Presented in the Museon Arlaten's Jesuit chapel (which opened in May after many years of restoration), the exhibition on Sabine Weiss (b. 1924) is a tribute to the last exponent of humanist photography.
Sabine Weiss, New York, 1955 (detail).
© Sabine Weiss
Her black and white prints have a natural place in this majestic setting. The chronological circuit includes a few icons, like a night-time image of a man seen from behind running down a cobbled street, and portraits of children. But the aim here is quite different. The idea is to trace the multiple facets of a woman modern long before her time, who decided to become an independent photographer in 1949. Whether photo reports, illustrations, fashion, advertising or portraiture, Sabine Weiss did it all, in the form of both commissioned and personal work.

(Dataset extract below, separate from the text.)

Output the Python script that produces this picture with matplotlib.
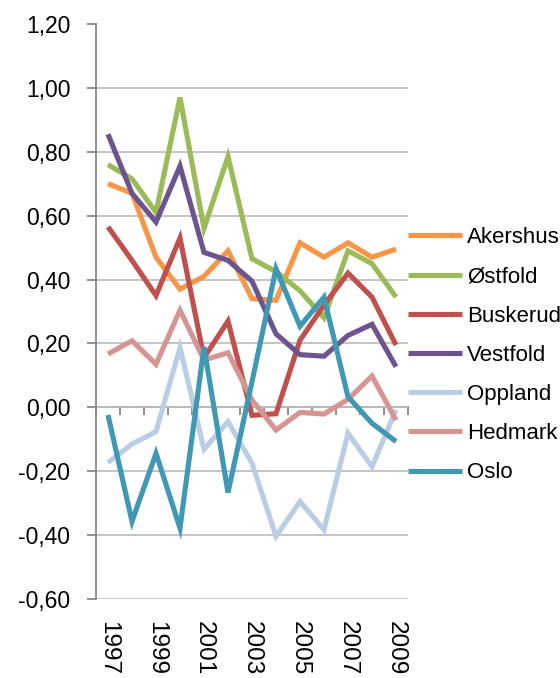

The exhibition includes several unpublished works, and is divided into small groups from the same series, or based on the same theme, focusing on her most productive decade: 1952 to 1962. For example, we discover arresting, never-before-published reports on foster families for the mentally handicapped in central France (1951-1952), the streets of New York in 1955, and transvestites in Pigalle, Paris, in 1959. We also travel from Israel to Berlin, via Venice. And, with a nod to Provence, the exhibition includes two series based on Tarascon and Saintes-Maries-de-la-Mer. The exhibition is rounded off with original diaries, facsimiles of personal documents and self-portraits. A life in photographs helping us to rediscover the woman we thought we knew inside out.